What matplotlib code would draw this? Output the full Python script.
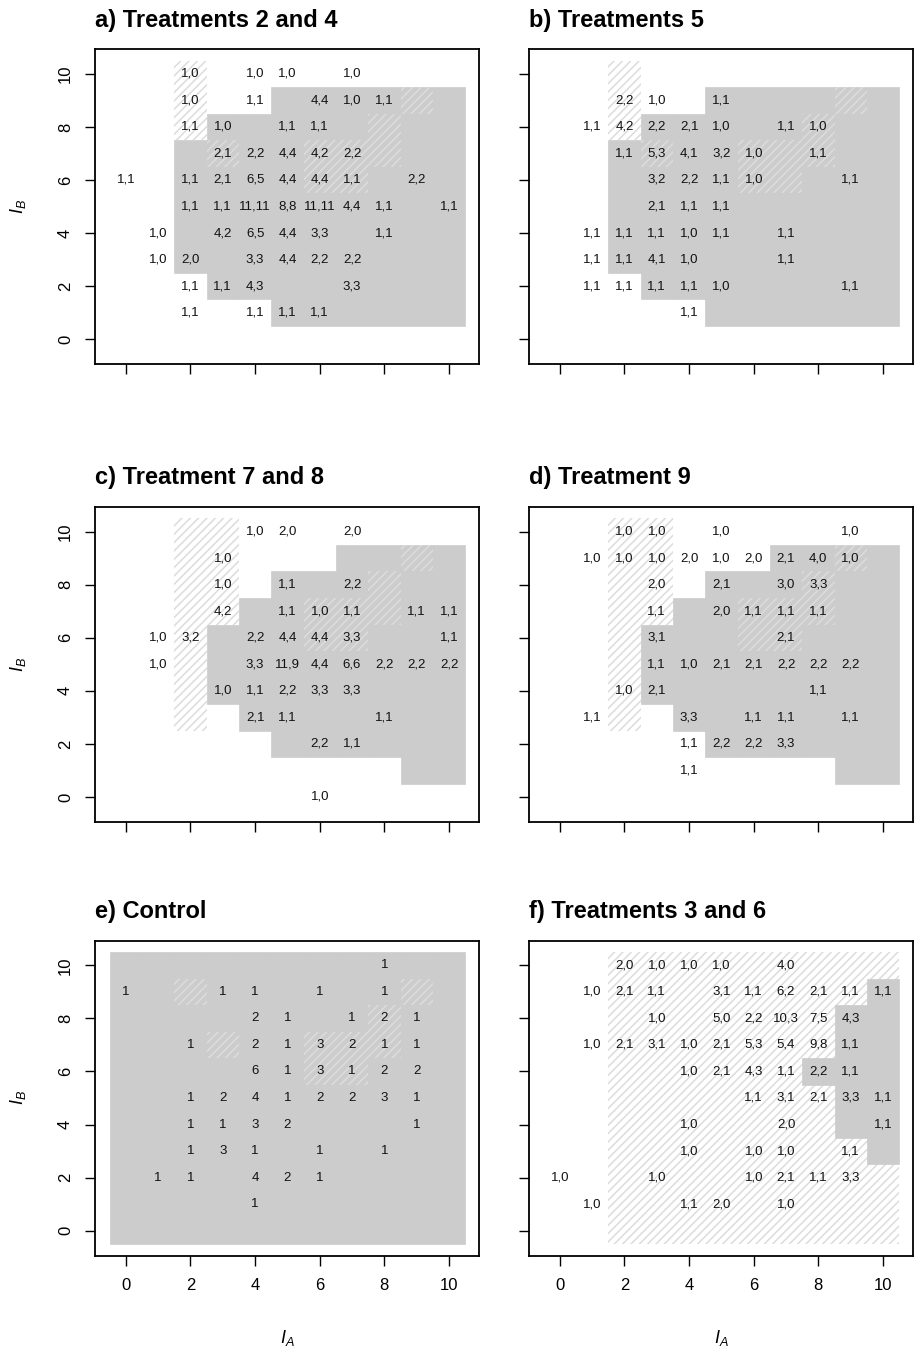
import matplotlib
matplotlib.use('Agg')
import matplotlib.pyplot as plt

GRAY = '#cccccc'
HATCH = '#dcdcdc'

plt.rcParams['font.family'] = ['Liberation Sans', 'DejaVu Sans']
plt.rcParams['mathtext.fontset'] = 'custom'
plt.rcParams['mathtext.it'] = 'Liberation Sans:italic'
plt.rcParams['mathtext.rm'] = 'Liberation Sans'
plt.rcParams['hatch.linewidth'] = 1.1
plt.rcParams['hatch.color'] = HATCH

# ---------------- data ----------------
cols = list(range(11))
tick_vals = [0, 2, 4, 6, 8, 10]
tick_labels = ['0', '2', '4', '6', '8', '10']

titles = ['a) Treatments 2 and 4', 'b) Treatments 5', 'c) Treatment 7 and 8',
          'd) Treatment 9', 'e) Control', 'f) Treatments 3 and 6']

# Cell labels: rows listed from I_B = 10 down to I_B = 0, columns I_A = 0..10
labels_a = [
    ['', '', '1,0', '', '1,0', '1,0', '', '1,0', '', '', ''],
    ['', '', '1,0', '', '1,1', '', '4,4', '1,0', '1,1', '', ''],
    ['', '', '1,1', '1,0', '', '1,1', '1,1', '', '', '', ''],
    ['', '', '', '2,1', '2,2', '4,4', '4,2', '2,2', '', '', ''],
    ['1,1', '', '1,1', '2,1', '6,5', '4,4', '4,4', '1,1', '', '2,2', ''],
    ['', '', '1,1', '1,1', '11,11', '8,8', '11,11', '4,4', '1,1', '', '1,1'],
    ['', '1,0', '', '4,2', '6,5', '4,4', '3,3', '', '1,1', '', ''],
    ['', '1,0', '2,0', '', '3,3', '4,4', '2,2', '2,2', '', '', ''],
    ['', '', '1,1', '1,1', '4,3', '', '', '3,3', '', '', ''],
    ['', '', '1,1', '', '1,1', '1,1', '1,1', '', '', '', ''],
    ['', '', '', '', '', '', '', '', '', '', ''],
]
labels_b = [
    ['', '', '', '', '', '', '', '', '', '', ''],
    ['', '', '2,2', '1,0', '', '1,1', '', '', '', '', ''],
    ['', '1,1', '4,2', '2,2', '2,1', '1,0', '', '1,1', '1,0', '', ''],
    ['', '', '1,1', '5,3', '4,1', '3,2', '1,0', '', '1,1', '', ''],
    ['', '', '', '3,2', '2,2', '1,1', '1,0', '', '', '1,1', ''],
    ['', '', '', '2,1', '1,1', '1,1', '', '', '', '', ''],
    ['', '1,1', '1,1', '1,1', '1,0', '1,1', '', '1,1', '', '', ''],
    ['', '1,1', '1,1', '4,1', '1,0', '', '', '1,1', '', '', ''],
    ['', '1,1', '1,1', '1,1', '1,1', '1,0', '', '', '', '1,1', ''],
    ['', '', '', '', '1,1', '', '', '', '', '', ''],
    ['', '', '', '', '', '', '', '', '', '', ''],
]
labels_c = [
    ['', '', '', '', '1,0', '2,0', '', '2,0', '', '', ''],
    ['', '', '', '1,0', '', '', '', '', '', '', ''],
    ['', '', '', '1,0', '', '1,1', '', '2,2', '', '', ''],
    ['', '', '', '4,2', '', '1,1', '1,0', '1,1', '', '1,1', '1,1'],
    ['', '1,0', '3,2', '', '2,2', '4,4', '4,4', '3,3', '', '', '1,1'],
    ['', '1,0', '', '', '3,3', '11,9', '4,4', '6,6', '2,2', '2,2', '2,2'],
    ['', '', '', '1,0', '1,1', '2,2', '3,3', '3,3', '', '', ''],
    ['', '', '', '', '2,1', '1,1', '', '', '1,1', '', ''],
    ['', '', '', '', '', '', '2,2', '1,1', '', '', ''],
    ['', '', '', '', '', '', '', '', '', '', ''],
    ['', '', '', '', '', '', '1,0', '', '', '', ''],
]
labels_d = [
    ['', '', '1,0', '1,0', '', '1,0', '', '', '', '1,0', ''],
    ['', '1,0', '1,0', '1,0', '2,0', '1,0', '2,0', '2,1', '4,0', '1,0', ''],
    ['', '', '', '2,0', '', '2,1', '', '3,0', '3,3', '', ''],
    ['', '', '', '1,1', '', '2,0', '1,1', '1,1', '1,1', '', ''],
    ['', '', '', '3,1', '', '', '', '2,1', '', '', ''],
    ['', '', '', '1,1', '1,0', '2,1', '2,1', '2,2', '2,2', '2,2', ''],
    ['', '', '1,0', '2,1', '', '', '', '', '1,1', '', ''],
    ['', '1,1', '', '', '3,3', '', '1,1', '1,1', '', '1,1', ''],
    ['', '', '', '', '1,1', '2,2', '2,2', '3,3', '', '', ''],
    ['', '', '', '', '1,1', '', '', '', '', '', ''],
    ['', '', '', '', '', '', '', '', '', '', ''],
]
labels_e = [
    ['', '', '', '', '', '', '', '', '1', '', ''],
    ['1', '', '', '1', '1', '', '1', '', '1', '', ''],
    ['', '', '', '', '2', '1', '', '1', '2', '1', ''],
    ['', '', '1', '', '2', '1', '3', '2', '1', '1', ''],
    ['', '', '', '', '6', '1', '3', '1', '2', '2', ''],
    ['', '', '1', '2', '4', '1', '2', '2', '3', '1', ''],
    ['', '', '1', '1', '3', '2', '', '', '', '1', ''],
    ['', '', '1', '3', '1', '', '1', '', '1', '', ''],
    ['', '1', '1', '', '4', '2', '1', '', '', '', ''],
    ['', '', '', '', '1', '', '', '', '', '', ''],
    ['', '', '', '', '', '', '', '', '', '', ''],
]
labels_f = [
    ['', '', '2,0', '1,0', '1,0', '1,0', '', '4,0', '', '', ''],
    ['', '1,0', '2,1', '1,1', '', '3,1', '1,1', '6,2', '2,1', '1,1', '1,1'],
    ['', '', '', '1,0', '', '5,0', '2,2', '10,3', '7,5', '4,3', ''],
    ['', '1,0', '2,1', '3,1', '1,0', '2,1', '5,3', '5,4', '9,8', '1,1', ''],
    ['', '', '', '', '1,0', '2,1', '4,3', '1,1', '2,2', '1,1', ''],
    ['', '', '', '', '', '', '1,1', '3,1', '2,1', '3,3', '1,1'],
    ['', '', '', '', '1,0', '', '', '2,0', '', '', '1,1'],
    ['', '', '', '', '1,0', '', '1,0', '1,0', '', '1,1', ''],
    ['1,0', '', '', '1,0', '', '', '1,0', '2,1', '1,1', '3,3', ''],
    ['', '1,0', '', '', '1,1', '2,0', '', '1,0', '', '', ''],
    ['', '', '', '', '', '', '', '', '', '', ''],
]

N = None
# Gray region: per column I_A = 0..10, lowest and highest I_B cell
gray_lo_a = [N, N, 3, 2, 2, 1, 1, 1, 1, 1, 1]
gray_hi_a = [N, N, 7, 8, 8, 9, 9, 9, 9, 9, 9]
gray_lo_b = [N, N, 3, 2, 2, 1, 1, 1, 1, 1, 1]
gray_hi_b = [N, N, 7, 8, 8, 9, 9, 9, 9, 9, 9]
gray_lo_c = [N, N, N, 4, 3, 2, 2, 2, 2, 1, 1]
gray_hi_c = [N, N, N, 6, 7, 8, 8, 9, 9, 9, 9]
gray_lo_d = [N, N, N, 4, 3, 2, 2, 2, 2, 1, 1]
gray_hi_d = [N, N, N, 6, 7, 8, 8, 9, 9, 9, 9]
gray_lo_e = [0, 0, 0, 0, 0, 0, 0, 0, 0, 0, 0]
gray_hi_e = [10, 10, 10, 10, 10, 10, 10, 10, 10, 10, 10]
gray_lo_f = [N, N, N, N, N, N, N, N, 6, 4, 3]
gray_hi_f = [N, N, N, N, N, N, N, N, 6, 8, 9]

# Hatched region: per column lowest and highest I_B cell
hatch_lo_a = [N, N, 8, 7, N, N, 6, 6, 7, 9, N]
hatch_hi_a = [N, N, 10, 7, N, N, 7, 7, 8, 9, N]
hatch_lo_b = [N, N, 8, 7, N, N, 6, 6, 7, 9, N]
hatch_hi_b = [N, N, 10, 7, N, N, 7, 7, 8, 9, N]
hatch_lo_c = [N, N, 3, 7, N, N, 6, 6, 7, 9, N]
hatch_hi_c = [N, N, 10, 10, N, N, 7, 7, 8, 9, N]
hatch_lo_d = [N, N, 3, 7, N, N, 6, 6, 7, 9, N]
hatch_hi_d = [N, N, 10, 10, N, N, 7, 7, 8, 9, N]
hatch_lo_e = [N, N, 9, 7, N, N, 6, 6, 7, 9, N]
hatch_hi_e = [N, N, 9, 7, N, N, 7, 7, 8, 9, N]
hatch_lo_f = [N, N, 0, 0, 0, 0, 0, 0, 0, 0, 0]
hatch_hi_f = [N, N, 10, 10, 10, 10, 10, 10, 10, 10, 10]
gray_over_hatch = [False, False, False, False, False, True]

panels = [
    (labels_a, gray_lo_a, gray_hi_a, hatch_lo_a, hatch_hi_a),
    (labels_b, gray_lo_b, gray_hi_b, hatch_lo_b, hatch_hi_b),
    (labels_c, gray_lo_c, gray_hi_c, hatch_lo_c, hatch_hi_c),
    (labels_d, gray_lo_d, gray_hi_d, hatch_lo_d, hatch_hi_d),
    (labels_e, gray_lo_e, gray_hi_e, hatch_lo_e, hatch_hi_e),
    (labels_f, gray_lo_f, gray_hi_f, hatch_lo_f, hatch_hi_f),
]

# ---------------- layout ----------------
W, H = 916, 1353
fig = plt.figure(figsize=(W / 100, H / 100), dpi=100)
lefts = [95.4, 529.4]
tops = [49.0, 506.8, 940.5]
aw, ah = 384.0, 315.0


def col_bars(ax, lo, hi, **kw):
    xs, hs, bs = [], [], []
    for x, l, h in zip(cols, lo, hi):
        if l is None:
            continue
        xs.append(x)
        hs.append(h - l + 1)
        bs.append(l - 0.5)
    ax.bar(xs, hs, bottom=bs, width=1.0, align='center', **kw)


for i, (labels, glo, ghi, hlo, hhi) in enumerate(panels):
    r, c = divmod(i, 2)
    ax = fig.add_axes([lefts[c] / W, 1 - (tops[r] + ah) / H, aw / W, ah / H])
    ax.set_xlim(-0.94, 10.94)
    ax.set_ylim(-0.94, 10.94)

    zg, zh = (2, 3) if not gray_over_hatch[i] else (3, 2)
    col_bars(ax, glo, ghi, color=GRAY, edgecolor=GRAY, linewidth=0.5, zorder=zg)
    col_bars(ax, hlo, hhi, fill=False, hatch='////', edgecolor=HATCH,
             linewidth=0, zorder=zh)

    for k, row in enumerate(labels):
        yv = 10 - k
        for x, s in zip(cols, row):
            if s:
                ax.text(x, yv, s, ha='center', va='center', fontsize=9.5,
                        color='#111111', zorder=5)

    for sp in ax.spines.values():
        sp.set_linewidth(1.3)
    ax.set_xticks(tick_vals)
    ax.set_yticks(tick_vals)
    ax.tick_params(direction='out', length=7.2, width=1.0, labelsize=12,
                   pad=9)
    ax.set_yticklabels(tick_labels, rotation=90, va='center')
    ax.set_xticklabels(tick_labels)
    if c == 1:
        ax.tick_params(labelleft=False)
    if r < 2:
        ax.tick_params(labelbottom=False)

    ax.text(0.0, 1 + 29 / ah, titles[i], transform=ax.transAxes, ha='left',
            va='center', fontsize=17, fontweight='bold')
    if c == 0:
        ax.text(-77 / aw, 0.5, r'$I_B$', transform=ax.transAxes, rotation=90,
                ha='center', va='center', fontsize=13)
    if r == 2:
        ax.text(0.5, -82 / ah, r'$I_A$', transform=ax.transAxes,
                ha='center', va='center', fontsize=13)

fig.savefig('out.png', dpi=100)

# STATED PROBLEM:
Leave out the pictures and restate, word for word, the lines from the top of the data through the line containing "Treatments 3 and 6']", both included.

# REPLY TO THE EXERCISE:
What matplotlib code would draw this? Output the full Python script.
import matplotlib
matplotlib.use('Agg')
import matplotlib.pyplot as plt

GRAY = '#cccccc'
HATCH = '#dcdcdc'

plt.rcParams['font.family'] = ['Liberation Sans', 'DejaVu Sans']
plt.rcParams['mathtext.fontset'] = 'custom'
plt.rcParams['mathtext.it'] = 'Liberation Sans:italic'
plt.rcParams['mathtext.rm'] = 'Liberation Sans'
plt.rcParams['hatch.linewidth'] = 1.1
plt.rcParams['hatch.color'] = HATCH

# ---------------- data ----------------
cols = list(range(11))
tick_vals = [0, 2, 4, 6, 8, 10]
tick_labels = ['0', '2', '4', '6', '8', '10']

titles = ['a) Treatments 2 and 4', 'b) Treatments 5', 'c) Treatment 7 and 8',
          'd) Treatment 9', 'e) Control', 'f) Treatments 3 and 6']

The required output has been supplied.